> **Problem**: Keep every line where the word "Output" appears; drop the rest.
-- Records shown start --
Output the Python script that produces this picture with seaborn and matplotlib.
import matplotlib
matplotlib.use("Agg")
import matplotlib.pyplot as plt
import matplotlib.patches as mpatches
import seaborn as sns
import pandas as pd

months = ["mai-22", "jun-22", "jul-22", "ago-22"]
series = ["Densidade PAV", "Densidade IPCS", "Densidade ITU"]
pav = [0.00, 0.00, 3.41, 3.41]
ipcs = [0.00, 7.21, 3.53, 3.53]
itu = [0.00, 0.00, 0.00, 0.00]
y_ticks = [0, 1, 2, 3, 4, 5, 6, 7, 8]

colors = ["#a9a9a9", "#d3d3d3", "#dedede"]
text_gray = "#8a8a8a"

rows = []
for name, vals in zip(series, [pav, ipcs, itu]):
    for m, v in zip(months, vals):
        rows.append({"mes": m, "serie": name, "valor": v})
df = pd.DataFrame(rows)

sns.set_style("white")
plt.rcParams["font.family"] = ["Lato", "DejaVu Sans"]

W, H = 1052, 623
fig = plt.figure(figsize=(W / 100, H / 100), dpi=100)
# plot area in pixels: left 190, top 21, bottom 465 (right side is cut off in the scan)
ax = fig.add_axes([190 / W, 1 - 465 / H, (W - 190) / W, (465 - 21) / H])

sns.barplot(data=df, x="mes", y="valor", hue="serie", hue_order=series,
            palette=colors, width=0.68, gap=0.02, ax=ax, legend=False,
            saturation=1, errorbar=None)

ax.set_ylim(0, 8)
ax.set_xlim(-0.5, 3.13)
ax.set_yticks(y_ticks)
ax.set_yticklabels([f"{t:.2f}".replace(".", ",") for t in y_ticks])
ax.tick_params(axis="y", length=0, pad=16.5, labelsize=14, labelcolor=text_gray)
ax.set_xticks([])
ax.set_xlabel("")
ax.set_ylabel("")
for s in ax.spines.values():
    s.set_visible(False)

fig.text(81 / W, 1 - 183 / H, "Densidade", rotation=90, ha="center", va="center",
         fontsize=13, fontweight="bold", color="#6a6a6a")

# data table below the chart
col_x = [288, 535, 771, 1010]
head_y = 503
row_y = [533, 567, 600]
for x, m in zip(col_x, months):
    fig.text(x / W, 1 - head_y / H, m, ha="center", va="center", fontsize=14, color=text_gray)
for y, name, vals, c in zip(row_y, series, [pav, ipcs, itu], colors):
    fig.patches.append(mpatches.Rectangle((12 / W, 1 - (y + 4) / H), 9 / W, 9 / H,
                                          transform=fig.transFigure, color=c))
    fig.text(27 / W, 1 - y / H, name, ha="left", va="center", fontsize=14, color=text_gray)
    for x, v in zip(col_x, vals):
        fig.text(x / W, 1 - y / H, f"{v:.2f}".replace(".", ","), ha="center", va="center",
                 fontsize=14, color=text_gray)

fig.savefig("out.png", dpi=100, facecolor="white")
-- Records shown end --
-- Records shown start --
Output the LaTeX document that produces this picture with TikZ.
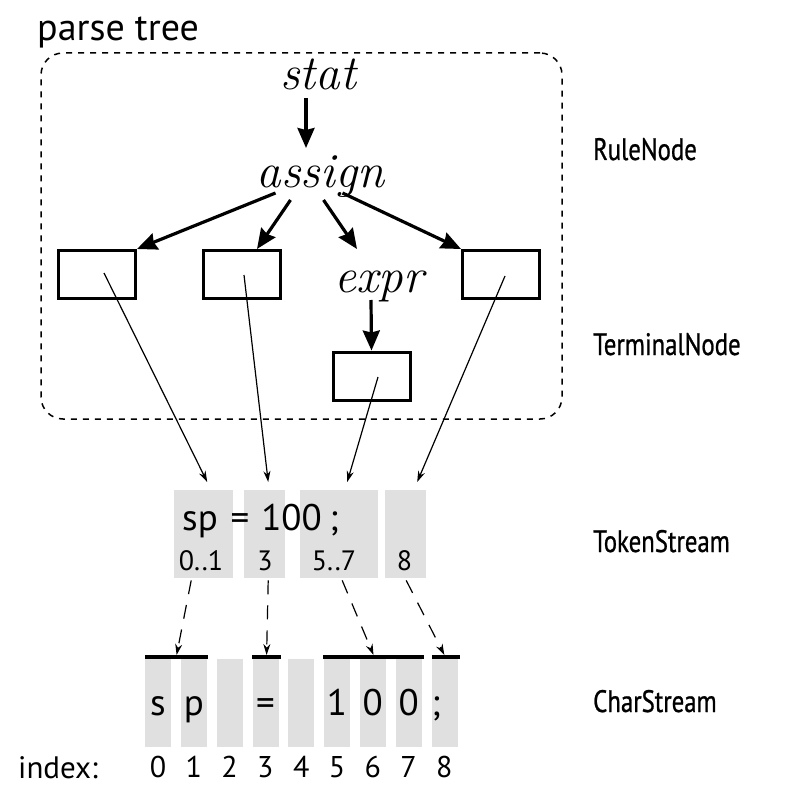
-- Records shown end --
> **Answer to the task**:
Output the Python script that produces this picture with seaborn and matplotlib.
Output the LaTeX document that produces this picture with TikZ.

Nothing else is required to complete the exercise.